Ivan Petrovich Pavlov was an experimental neurologist (among other smart guy stuff) who discovered what’s called classical conditioning, basically the association through repetition of a stimulus with a predictable reflex response. Pavlov rang a bell, then fed his dogs. Eventually, the dogs salivated when they heard the bell, regardless of the presence of food. This strikes us now as ‘well-duh’ science, but in the earliest part of the 20th century this was groundbreaking. Pavlov won the Nobel prize in 1904.
Even as I’m typing these words my computer has made a chiming sound to tell me I have a meeting in 15 minutes. I use very few alerts on my phone and laptop, because I find them annoying, but as a person with some level of ADD, I must concede that some of them are useful. I’ve missed this meeting before, because I was lost in some piece of writing or a daydream. At the same time, my ADD is exacerbated by the constant interruption of my focus, every device in the house calling for my attention, not to mention the dog staring intently at me, wanting to go out.

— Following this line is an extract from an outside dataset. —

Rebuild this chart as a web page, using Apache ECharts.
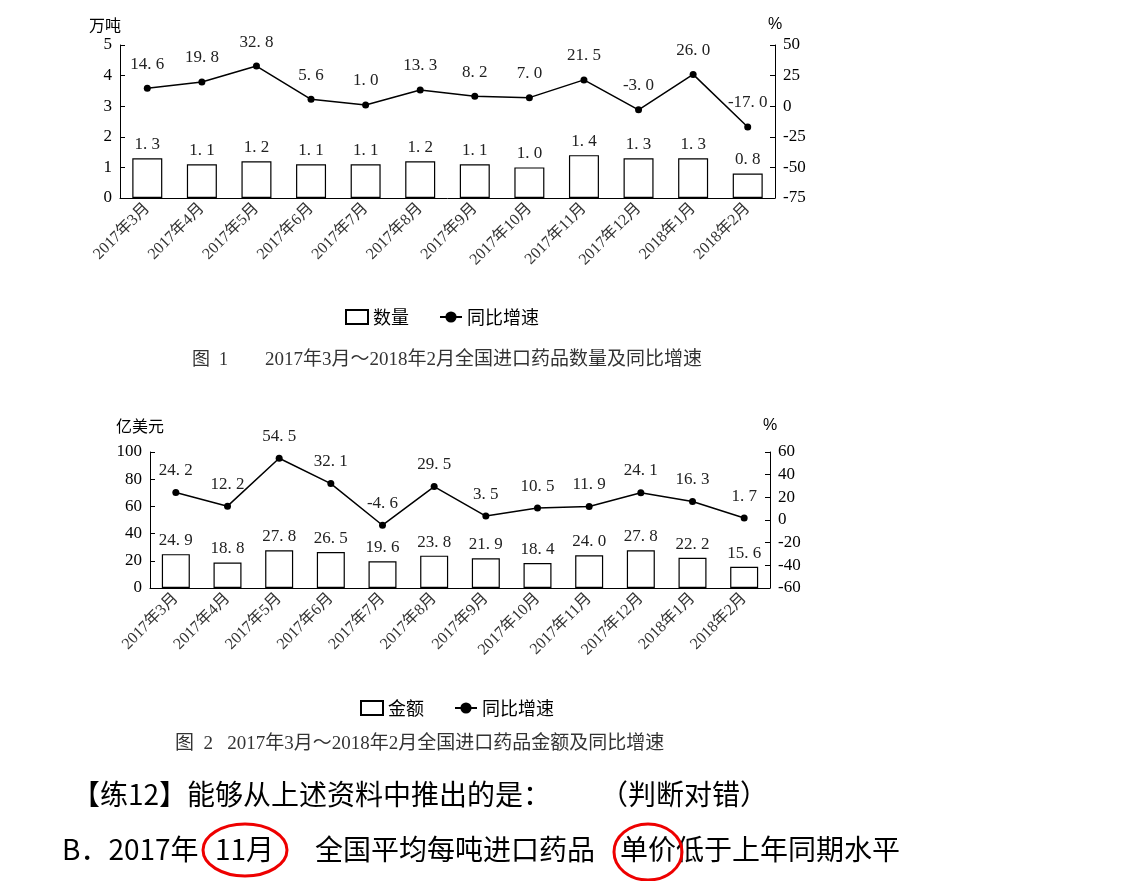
<!DOCTYPE html>
<html><head><meta charset="utf-8">
<script src="https://cdn.jsdelivr.net/npm/echarts@6/dist/echarts.min.js"></script>
<style>body{margin:0;background:#fff}#c{width:1146px;height:881px}</style>
</head><body><div id="c"></div>
<script>
const months = ['2017年3月','2017年4月','2017年5月','2017年6月','2017年7月','2017年8月','2017年9月','2017年10月','2017年11月','2017年12月','2018年1月','2018年2月'];
const qty = [1.3, 1.1, 1.2, 1.1, 1.1, 1.2, 1.1, 1.0, 1.4, 1.3, 1.3, 0.8];
const qtyGrowth = [14.6, 19.8, 32.8, 5.6, 1.0, 13.3, 8.2, 7.0, 21.5, -3.0, 26.0, -17.0];
const amount = [24.9, 18.8, 27.8, 26.5, 19.6, 23.8, 21.9, 18.4, 24.0, 27.8, 22.2, 15.6];
const amountGrowth = [24.2, 12.2, 54.5, 32.1, -4.6, 29.5, 3.5, 10.5, 11.9, 24.1, 16.3, 1.7];

const serif = '"Liberation Serif","Noto Sans CJK SC",serif';
const cjk = '"Noto Sans CJK SC",sans-serif';
const axisBase = {
  axisLine: {show: true, lineStyle: {color: '#000'}},
  axisTick: {show: true, inside: true, lineStyle: {color: '#000'}},
  splitLine: {show: false},
  axisLabel: {color: '#000', fontFamily: serif, fontSize: 17}
};
function catAxis(grid) {
  return {type: 'category', gridIndex: grid, data: months,
    axisLine: {lineStyle: {color: '#000'}}, axisTick: {show: false},
    axisLabel: {rotate: 45, color: '#333', fontFamily: serif, fontSize: 16, interval: 0}};
}
function fmt(v) { return v.toFixed(1).replace('.', '. '); }

const chart = echarts.init(document.getElementById('c'));
chart.setOption({
  animation: false,
  grid: [
    {left: 120, right: 371, top: 45, height: 153},
    {left: 150, right: 376, top: 452, height: 136}
  ],
  xAxis: [catAxis(0), catAxis(1)],
  yAxis: [
    Object.assign({type: 'value', gridIndex: 0, min: 0, max: 5, interval: 1, name: '万吨',
      nameGap: 12, nameTextStyle: {fontFamily: cjk, fontSize: 16, color: '#000', padding: [0, 30, 0, 0]}}, axisBase),
    Object.assign({type: 'value', gridIndex: 0, min: -75, max: 50, interval: 25, position: 'right', name: '%',
      nameGap: 12, nameTextStyle: {fontSize: 16, color: '#000'}}, axisBase),
    Object.assign({type: 'value', gridIndex: 1, min: 0, max: 100, interval: 20, name: '亿美元',
      nameGap: 18, nameTextStyle: {fontFamily: cjk, fontSize: 16, color: '#000', padding: [0, 20, 0, 0]}}, axisBase),
    Object.assign({type: 'value', gridIndex: 1, min: -60, max: 60, interval: 20, position: 'right', name: '%',
      nameGap: 18, nameTextStyle: {fontSize: 16, color: '#000'}}, axisBase)
  ],
  legend: [
    {left: 340, top: 303, itemGap: 30, itemWidth: 22, itemHeight: 14, textStyle: {fontFamily: cjk, fontSize: 18, color: '#000'},
      data: [{name: '数量', icon: 'rect'}, {name: '同比增速'}]},
    {left: 355, top: 694, itemGap: 30, itemWidth: 22, itemHeight: 14, textStyle: {fontFamily: cjk, fontSize: 18, color: '#000'},
      data: [{name: '金额', icon: 'rect'}, {name: '同比增速 '}]}
  ],
  series: [
    {name: '数量', type: 'bar', xAxisIndex: 0, yAxisIndex: 0, data: qty, barWidth: 30,
      itemStyle: {color: '#fff', borderColor: '#000', borderWidth: 1.2},
      label: {show: true, position: 'top', formatter: p => fmt(p.value), fontFamily: serif, fontSize: 17, color: '#222'}},
    {name: '同比增速', type: 'line', xAxisIndex: 0, yAxisIndex: 1, data: qtyGrowth, symbol: 'circle', symbolSize: 7,
      itemStyle: {color: '#000'}, lineStyle: {color: '#000', width: 1.5},
      label: {show: true, position: 'top', distance: 12, formatter: p => fmt(p.value), fontFamily: serif, fontSize: 17, color: '#222'}},
    {name: '金额', type: 'bar', xAxisIndex: 1, yAxisIndex: 2, data: amount, barWidth: 28,
      itemStyle: {color: '#fff', borderColor: '#000', borderWidth: 1.2},
      label: {show: true, position: 'top', formatter: p => fmt(p.value), fontFamily: serif, fontSize: 17, color: '#222'}},
    {name: '同比增速 ', type: 'line', xAxisIndex: 1, yAxisIndex: 3, data: amountGrowth, symbol: 'circle', symbolSize: 7,
      itemStyle: {color: '#000'}, lineStyle: {color: '#000', width: 1.5},
      label: {show: true, position: 'top', distance: 10, formatter: p => fmt(p.value), fontFamily: serif, fontSize: 17, color: '#222'}}
  ],
  graphic: [
    {type: 'text', left: 192, top: 351, style: {text: '图  1', font: '18px ' + serif, fill: '#333'}},
    {type: 'text', left: 265, top: 351, style: {text: '2017年3月～2018年2月全国进口药品数量及同比增速', font: '19px ' + serif, fill: '#333'}},
    {type: 'text', left: 175, top: 735, style: {text: '图  2   2017年3月～2018年2月全国进口药品金额及同比增速', font: '19px ' + serif, fill: '#333'}},
    {type: 'text', left: 72, top: 780, style: {text: '【练12】能够从上述资料中推出的是：', font: '28px ' + cjk, fill: '#000'}},
    {type: 'text', left: 600, top: 780, style: {text: '（判断对错）', font: '28px ' + cjk, fill: '#000'}},
    {type: 'text', left: 62, top: 835, style: {text: 'B．2017年', font: '28px ' + cjk, fill: '#000'}},
    {type: 'text', left: 215, top: 835, style: {text: '11月', font: '28px ' + cjk, fill: '#000'}},
    {type: 'text', left: 315, top: 835, style: {text: '全国平均每吨进口药品', font: '28px ' + cjk, fill: '#000'}},
    {type: 'text', left: 620, top: 835, style: {text: '单价低于上年同期水平', font: '28px ' + cjk, fill: '#000'}},
    {type: 'ellipse', shape: {cx: 245, cy: 850, rx: 42, ry: 26}, style: {fill: 'none', stroke: '#e00', lineWidth: 3}},
    {type: 'ellipse', shape: {cx: 648, cy: 852, rx: 34, ry: 28}, style: {fill: 'none', stroke: '#e00', lineWidth: 3}}
  ]
});
</script></body></html>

Following on from yesterday’s Useless Review of Half-Wheeling, I become increasingly aware of how conditioned I am to all sorts of external prompts. Like when a friend (?) is half-wheeling me and without thinking I speed up to match them, only becoming aware I am being half-wheeled when the stimulus repeats itself enough to shake me from my reverie, reminding me why I don’t ride with this friend very much.
I almost never ride with a device mounted on my bars for this reason as well. Information intrudes, always in the guise of helpfulness, but seldom helping me very much. I have enough trouble staying upright and moving forward. If I need routing help, that’s cool, but don’t even get me started on my Garmin Virtual Partner.
And then, of course, because I do the work that I do, the Internet is constantly bombarding me with bike s&%*, because it’s on sale, or because it exists or whatever. And because I am who I am, I click on it, which you should never do, because the Internet is never not gathering information on you, worming its way into your subconscious, creating a bike-shaped space between you and your hard-earned savings. I know better, but sometimes I’m halfway there before I even know I’m going.
Riding bikes is an exercise in freedom for me. When the rest of life gets heavy, I throw off the load and set out on two-wheels. Responsibilities, expectations, the dinging, beeping, buzzing madness, all of it left summarily behind. I don’t want to be made to salivate, to respond constantly. I want to carry myself away, steering in whatever direction I choose, a dog off-leash, harrying the squirrels and marking the shrubbery. Pavlov set us on this path, a genius and a devil, both.